Unknown Knowns

An interesting piece from Ars Technica last month described the divergence between the set of plant species that have been collected by botanists and the set of plant species that have been cataloged into the set of known species.

This kind of story complicates that idea so often invoked by science journalists, of what is "known" to science. This is a complication familiar to historians. Many, many things are written down in an archive somewhere, and perhaps known to someone. No one, however, has made sense of the vast majority of them within some historical framework, and thereby processed them into the body of knowledge of the/a historical community.

Of more specific concern to historians of computing, this kind of story adds quite a large wrinkle to Bruno Latour's model of science as a process of immutable mobiles being vacuumed smoothly into centers of calculation. This is a wrinkle elucidated by Paul Edwards' recent book, A Vast Machine, in terms of "friction," generated both by the mass of data itself and by the act of computing on it. There is many slip, as Edwards points out, between the cup of data collection and the lip of a comprehensive understanding of that data.

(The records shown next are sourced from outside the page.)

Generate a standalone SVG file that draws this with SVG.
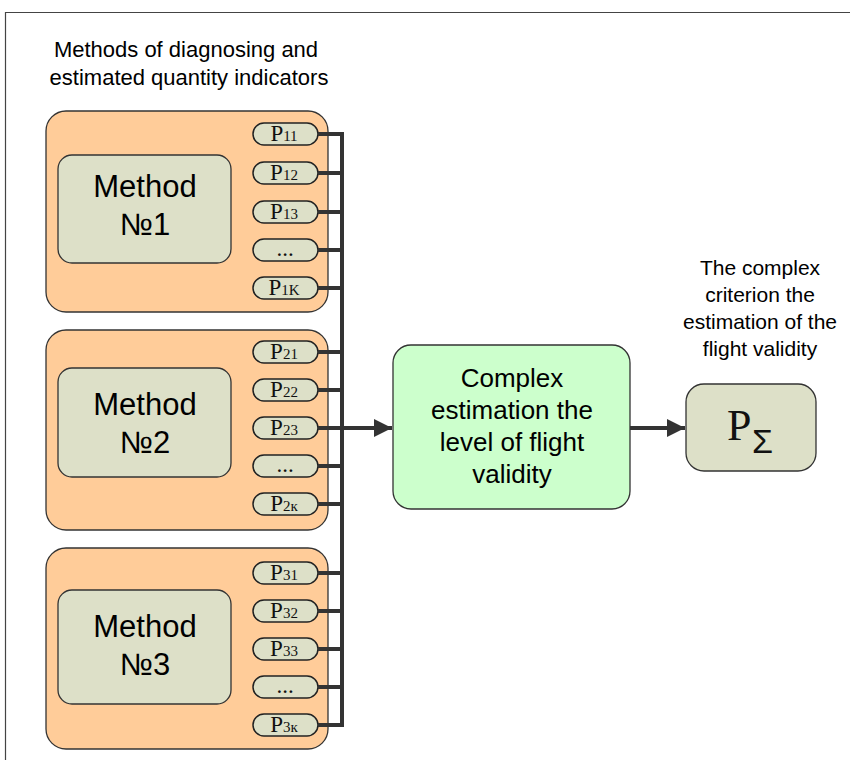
<svg xmlns="http://www.w3.org/2000/svg" width="850" height="760" viewBox="0 0 850 760">
<defs>
<style>
.outer{fill:#FFCC99;stroke:#333;stroke-width:1.3}
.inner{fill:#DDE0C8;stroke:#333;stroke-width:1.3}
.pill{fill:#DDE0C8;stroke:#222;stroke-width:1.5}
.green{fill:#CCFFCC;stroke:#333;stroke-width:1.3}
.lbl{font-family:"Liberation Sans",Arial,sans-serif;fill:#000;text-anchor:middle}
.m{font-size:31px}
.p{font-family:"Liberation Serif","Times New Roman",serif;font-size:23px;fill:#111;text-anchor:middle}
.sub{font-size:15px}
.wire{stroke:#333;stroke-width:4;fill:none}
</style>
<marker id="arr" viewBox="0 0 10 10" refX="10" refY="5" markerWidth="5.5" markerHeight="4.5" markerUnits="strokeWidth" orient="auto">
<path d="M0,0 L10,5 L0,10 z" fill="#333"/>
</marker>
</defs>
<rect width="850" height="760" fill="#fff"/>
<path d="M5.5,760 V12.5 H850" fill="none" stroke="#444" stroke-width="1.2"/>
<text class="lbl" font-size="22" x="186" y="57">Methods of diagnosing and</text>
<text class="lbl" font-size="22" x="189" y="85">estimated quantity indicators</text>
<g id="method1">
<rect class="outer" x="46" y="111" width="282" height="201" rx="20"/>
<rect class="inner" x="58" y="155" width="173" height="108" rx="14"/>
<text class="lbl m" x="145" y="197">Method</text>
<text class="lbl m" x="145" y="235">№1</text>
<rect class="pill" x="253" y="123" width="65" height="22" rx="11"/>
<text class="p" x="284" y="141">P<tspan class="sub">11</tspan></text>
<rect class="pill" x="253" y="162" width="65" height="22" rx="11"/>
<text class="p" x="284" y="180">P<tspan class="sub">12</tspan></text>
<rect class="pill" x="253" y="201" width="65" height="22" rx="11"/>
<text class="p" x="284" y="219">P<tspan class="sub">13</tspan></text>
<rect class="pill" x="253" y="239" width="65" height="22" rx="11"/>
<text class="p" x="285" y="256">...</text>
<rect class="pill" x="253" y="277" width="65" height="22" rx="11"/>
<text class="p" x="284" y="295">P<tspan class="sub">1K</tspan></text>
</g>
<g id="method2">
<rect class="outer" x="46" y="330" width="282" height="200" rx="20"/>
<rect class="inner" x="58" y="368" width="173" height="109" rx="14"/>
<text class="lbl m" x="145" y="415">Method</text>
<text class="lbl m" x="145" y="453">№2</text>
<rect class="pill" x="253" y="341" width="65" height="22" rx="11"/>
<text class="p" x="284" y="359">P<tspan class="sub">21</tspan></text>
<rect class="pill" x="253" y="379" width="65" height="22" rx="11"/>
<text class="p" x="284" y="397">P<tspan class="sub">22</tspan></text>
<rect class="pill" x="253" y="417" width="65" height="22" rx="11"/>
<text class="p" x="284" y="435">P<tspan class="sub">23</tspan></text>
<rect class="pill" x="253" y="455" width="65" height="22" rx="11"/>
<text class="p" x="285" y="472">...</text>
<rect class="pill" x="253" y="493" width="65" height="22" rx="11"/>
<text class="p" x="284" y="511">P<tspan class="sub">2к</tspan></text>
</g>
<g id="method3">
<rect class="outer" x="46" y="548" width="282" height="201" rx="20"/>
<rect class="inner" x="58" y="590" width="173" height="114" rx="14"/>
<text class="lbl m" x="145" y="637">Method</text>
<text class="lbl m" x="145" y="675">№3</text>
<rect class="pill" x="253" y="562" width="65" height="22" rx="11"/>
<text class="p" x="284" y="580">P<tspan class="sub">31</tspan></text>
<rect class="pill" x="253" y="600" width="65" height="22" rx="11"/>
<text class="p" x="284" y="618">P<tspan class="sub">32</tspan></text>
<rect class="pill" x="253" y="638" width="65" height="22" rx="11"/>
<text class="p" x="284" y="656">P<tspan class="sub">33</tspan></text>
<rect class="pill" x="253" y="676" width="65" height="22" rx="11"/>
<text class="p" x="285" y="693">...</text>
<rect class="pill" x="253" y="714" width="65" height="22" rx="11"/>
<text class="p" x="284" y="732">P<tspan class="sub">3к</tspan></text>
</g>
<g id="complex">
<rect class="green" x="393" y="345" width="237" height="164" rx="18"/>
<text class="lbl" font-size="26" x="512" y="387">Complex</text>
<text class="lbl" font-size="26" x="512" y="419">estimation the</text>
<text class="lbl" font-size="26" x="512" y="451">level of flight</text>
<text class="lbl" font-size="26" x="512" y="483">validity</text>
</g>
<g id="criterion">
<text class="lbl" font-size="21" x="760" y="275">The complex</text>
<text class="lbl" font-size="21" x="760" y="302">criterion the</text>
<text class="lbl" font-size="21" x="760" y="329">estimation of the</text>
<text class="lbl" font-size="21" x="760" y="356">flight validity</text>
<rect class="inner" x="686" y="384" width="130" height="87" rx="18"/>
<text x="727" y="440" font-family="'Liberation Serif','Times New Roman',serif" font-size="44" fill="#111">P</text>
<text x="752" y="453" font-family="'Liberation Sans',Arial,sans-serif" font-size="34" fill="#111">Σ</text>
</g>
<g id="connectors">
<path class="wire" d="M318,134 H342 M318,173 H342 M318,212 H342 M318,250 H342 M318,288 H342 M318,352 H342 M318,390 H342 M318,428 H342 M318,466 H342 M318,504 H342 M318,573 H342 M318,611 H342 M318,649 H342 M318,687 H342 M318,725 H342"/>
<path class="wire" d="M342,132 V727"/>
<path class="wire" d="M342,428 H392" marker-end="url(#arr)"/>
<path class="wire" d="M630,428 H685" marker-end="url(#arr)"/>
</g>
</svg>
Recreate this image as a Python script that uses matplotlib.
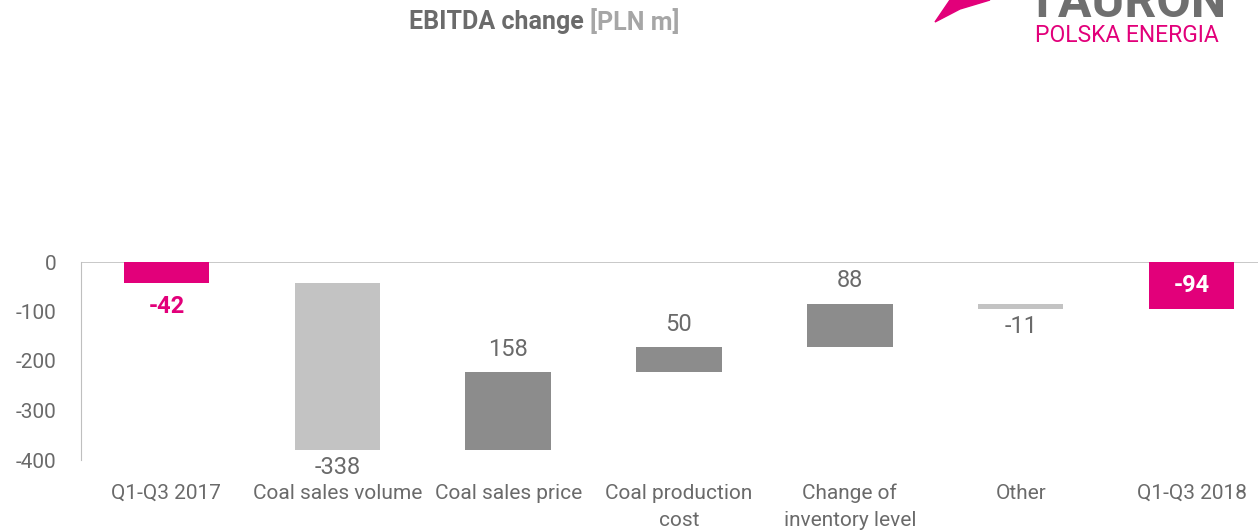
import numpy as np
from matplotlib import pyplot as plt
from matplotlib.patches import Polygon

# categories and values (PLN m)
categories = ['Q1-Q3 2017', 'Coal sales volume', 'Coal sales price',
              'Coal production\ncost', 'Change of\ninventory level', 'Other',
              'Q1-Q3 2018']
start_value = -42
deltas = [-338, 158, 50, 88, -11]
end_value = -94
y_ticks = [0, -100, -200, -300, -400]

MAGENTA = '#E2007A'
LIGHT = '#C3C3C3'
DARK = '#8C8C8C'
TEXT = '#6A6A6A'

plt.rcParams['font.family'] = ['Roboto', 'DejaVu Sans']

fig = plt.figure(figsize=(12.58, 5.30), dpi=100)
ax = fig.add_axes([81 / 1258, 1 - 460 / 530, 1196 / 1258, 198 / 530])

x = np.arange(len(categories))
width = 0.5

# first total bar
ax.bar(x[0], start_value, width, color=MAGENTA)
ax.annotate(str(start_value), (x[0], start_value), xytext=(0, -9),
            textcoords='offset points', ha='center', va='top',
            color=MAGENTA, fontsize=17, fontweight='bold')

# floating bars
level = start_value
for i, d in enumerate(deltas):
    xi = x[i + 1]
    col = DARK if d > 0 else LIGHT
    ax.bar(xi, d, width, bottom=level, color=col)
    new = level + d
    if d > 0:
        ax.annotate(str(d), (xi, new), xytext=(0, 8), textcoords='offset points',
                    ha='center', va='bottom', color=TEXT, fontsize=17)
    else:
        ax.annotate(str(d), (xi, new), xytext=(0, -4), textcoords='offset points',
                    ha='center', va='top', color=TEXT, fontsize=17)
    level = new

# final total bar
ax.bar(x[-1], end_value, width, color=MAGENTA)
ax.text(x[-1], end_value / 2, str(end_value), ha='center', va='center',
        color='white', fontsize=17, fontweight='bold')

ax.set_xlim(-0.5, len(categories) - 0.5)
ax.set_ylim(-400, 0)
ax.set_yticks(y_ticks)
ax.set_yticklabels([str(t) for t in y_ticks])
ax.set_xticks(x)
ax.set_xticklabels(categories, va='top', linespacing=1.55)
ax.tick_params(axis='both', length=0, colors=TEXT, labelsize=15)
ax.tick_params(axis='x', pad=17)
ax.tick_params(axis='y', pad=18)

for s in ['top', 'right', 'bottom']:
    ax.spines[s].set_visible(False)
ax.spines['left'].set_color('#BFBFBF')
ax.axhline(0, color='#BFBFBF', lw=1.2, zorder=0)

# title
fig.text(590 / 1258, 1 - 22 / 530, 'EBITDA change ', ha='right', va='center',
         color='#6B6B6B', fontsize=18, fontweight='bold')
fig.text(590 / 1258, 1 - 22 / 530, '[PLN m]', ha='left', va='center',
         color='#A6A6A6', fontsize=18, fontweight='bold')

# logo
fig.text(1127 / 1258, 1 - 36 / 530, 'POLSKA ENERGIA', ha='center', va='center',
         color=MAGENTA, fontsize=16.5)
fig.text(1127 / 1258, 1 - 17 / 530, 'TAURON', ha='center', va='baseline',
         color='#6F6F6F', fontsize=36, fontweight='bold')
swoosh = Polygon([(935 / 1258, 1 - 22 / 530), (950 / 1258, 1.0),
                  (990 / 1258, 1.0), (960 / 1258, 1 - 9 / 530)],
                 closed=True, transform=fig.transFigure, color=MAGENTA)
fig.patches.append(swoosh)

fig.savefig('out.png', dpi=100)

The plant article suggests that Edwards has opened up a very fruitful (cough) line of analysis, and that we will find friction everywhere we look in the history of science, especially the globalized/globalizing science of the nineteenth and twentieth centuries.

The effort to classify all the species of the world, for example, is an ancient one, but achieved a new intensity in Europe with the imperial projects of the modern era. In this context, Linnaeus' nomenclature was an early effort to overcome the data friction created by the huge new flood of species data flowing into European centers from around the world.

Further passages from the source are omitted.